Dalsza część artykułu pod materiałem wideo
Kolejna poprawka KO zakłada wykreślenie upoważnienia dla premiera do przekazania dla państwowych osób prawnych i funduszy celowych papierów wartościowych do kwoty 15 mld zł na nieokreślone cele. - Upoważnienia te oznaczają wzrost zadłużenia państwa o kwotę 18 mld zł, co znacząco pogarsza niebezpieczny już stan zadłużenia Polski i Polaków - tłumaczyła Zofia Czernow.
Wskazywała na "nadmierne i nieuzasadnione" wydatki w kancelariach premiera, prezydenta i IPN. - To są źródła, które sfinansują zwiększenie wynagrodzeń w państwowej sferze budżetowej - mówiła.
Inne poprawki KO zakładają m.in. przeznaczenie 10 mld zł na transformację energetyczną, 50 mln zł na NIK, 150 mln zł na lecznictwo psychiatryczne czy 500 mln zł na program leczenia niepłodności metodą i vitro.
Dariusz Wieczorek, przedstawiając stanowisko klubu Lewicy, wskazywał na zbyt małe wydatki na zdrowie oraz oświatę. Zapowiedział zgłoszenie poprawek.

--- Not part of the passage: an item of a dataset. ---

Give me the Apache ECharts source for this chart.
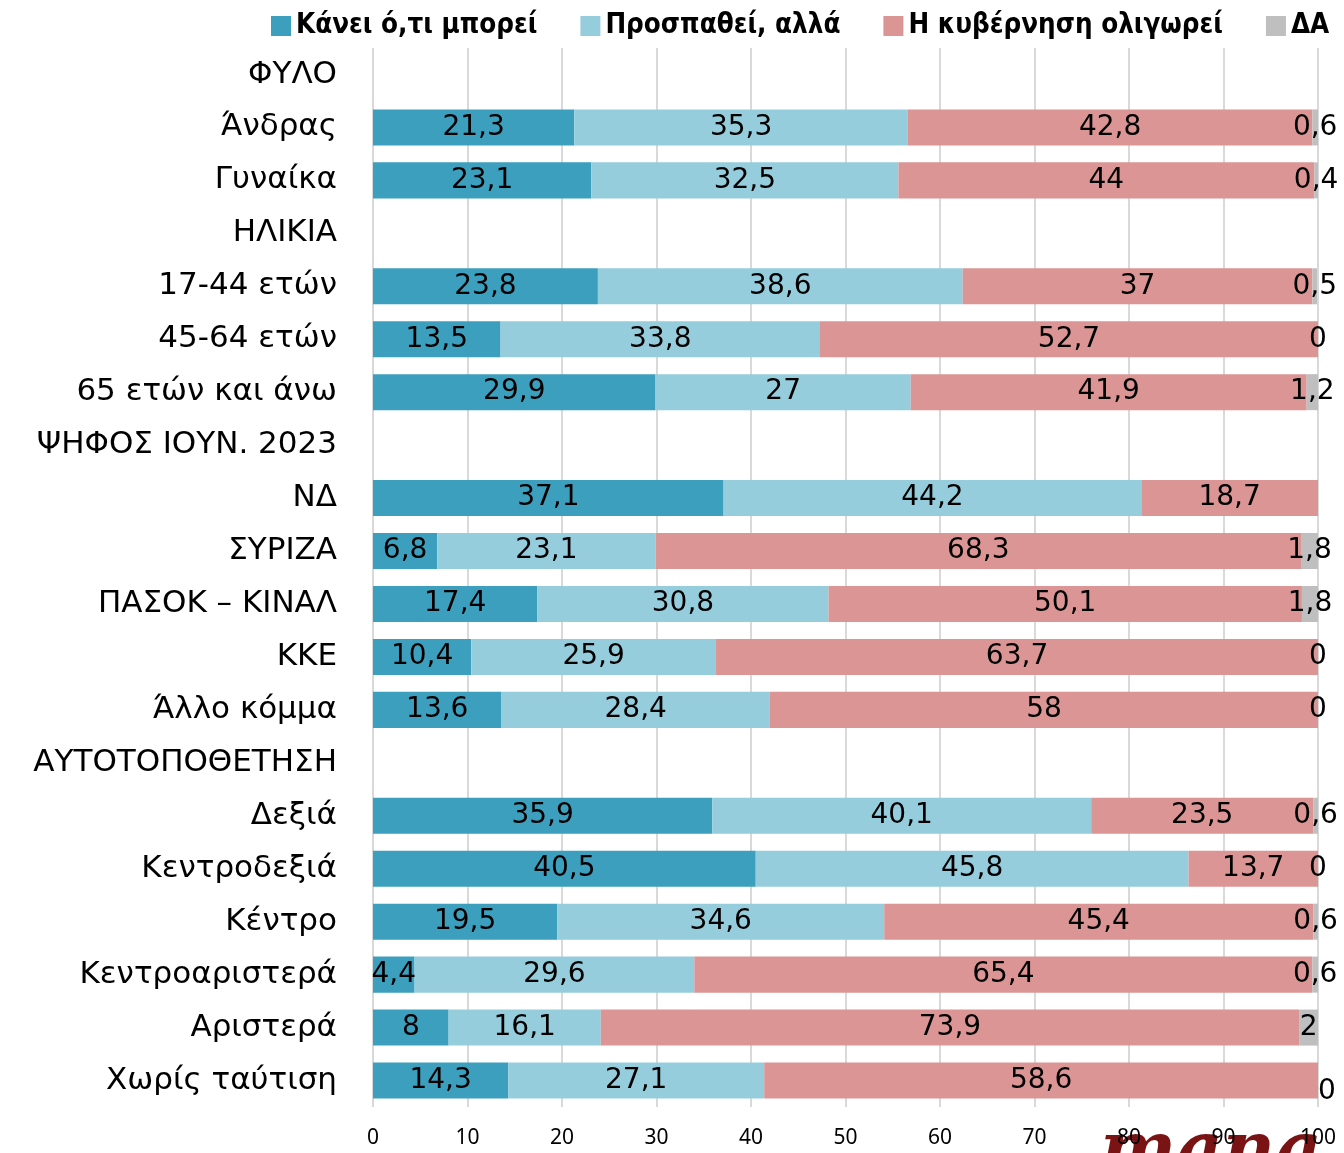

Czesław Siekierski z Koalicji Polskiej zwrócił uwagę, że w projekcie budżetu na 2023 rok nie ma planu na przyszłość. Negatywnie politykę budżetową rządu ocenił też Krzysztof Bosak z Konfederacji.
Paulina Hennig-Kloska (Koło Parlamentarne Polska 2050) zapowiedziała złożenie dziewięciu poprawek do projektu ustawy budżetowej oraz wniosek o odrzucenie go w drugim czytaniu.
Inne zdanie w tej kwestii ma partia rządząca.
To dobry budżet odpowiedzialnego rządu w trudnym czasie - ocenił poseł Andrzej Kosztowniak.
Założenia projektu budżetu
Poseł Kosztowniak przypomniał, że projekt budżetu zakłada kontynuowanie programów społecznych, takich jak: 500 plus, Dobry start czy Rodzinny kapitał opiekuńczy.
Zwrócił także uwagę na rosnące wydatki na służbę zdrowia, które w budżecie na 2023 r. mają osiągnąć poziom 6 proc. PKB, czyli ok. 160 mld zł. Jak wskazywał, rosną także wydatki na obronność - do 3 proc. PKB w budżecie, a dodatkowo na ten cel zostaną przeznaczone środki pozabudżetowe.
Zwiększyliśmy dochody budżetowe, dzięki czemu możemy realizować swoje zapowiedzi wyborcze - przekonywał Kosztowniak.
- Dzięki zmniejszeniu luki VAT zwiększyliśmy dochody z tego podatku o 50 mld zł. To więcej niż wynoszą wydatki na 500 plus, na Dobry start i na kapitał opiekuńczy - dodał.
Wypłaty w górę. Ważne zmiany od 2023 r.
Budżet Polski na 2023 rok
Projekt ustawy budżetowej na 2023 r. zakłada, że:
- w przyszłym roku dochody budżetu państwa wyniosą 604,7 mld zł,
- wydatki 672,7 mld zł, co oznacza, że deficyt ma być nie większy niż 68 mld zł,
- deficyt sektora finansów publicznych (według metodologii UE) założono na poziomie ok. 4,5 proc. PKB,
- dług sektora instytucji rządowych i samorządowych (definicja UE) ma sięgnąć 53,3 proc. PKB.
- Przyjęto, że PKB w 2023 r. wzrośnie o 1,7 proc., a średnioroczna inflacja wyniesie 9,8 proc.
Co dalej z ustawą budżetową? 12 stycznia 2023 r. uchwałę w sprawie budżetu ma podjąć Senat, 19 stycznia poprawki Senatu mają być rozpatrzone na posiedzeniu Komisji Finansów Publicznych, a Sejm zajmie się nimi podczas posiedzenia 25-26 stycznia. Według harmonogramu przekazanie ustawy do podpisu prezydenta ma nastąpić do 30 stycznia 2023 r.
Zgodnie z konstytucją rząd musi przesłać projekt budżetu do Sejmu najpóźniej na trzy miesiące przed rozpoczęciem roku budżetowego. Senat może uchwalić poprawki do ustawy budżetowej w ciągu 20 dni od dnia przekazania jej izbie wyższej.
Prezydent podpisuje przedstawioną przez marszałka Sejmu ustawę budżetową w ciągu siedmiu dni. Jeśli jednak w ciągu czterech miesięcy od dnia przedłożenia Sejmowi projektu ustawy budżetowej ustawa nie zostanie przedstawiona prezydentowi do podpisu, wtedy głowa państwa może w ciągu 14 dni zarządzić skrócenie kadencji Sejmu.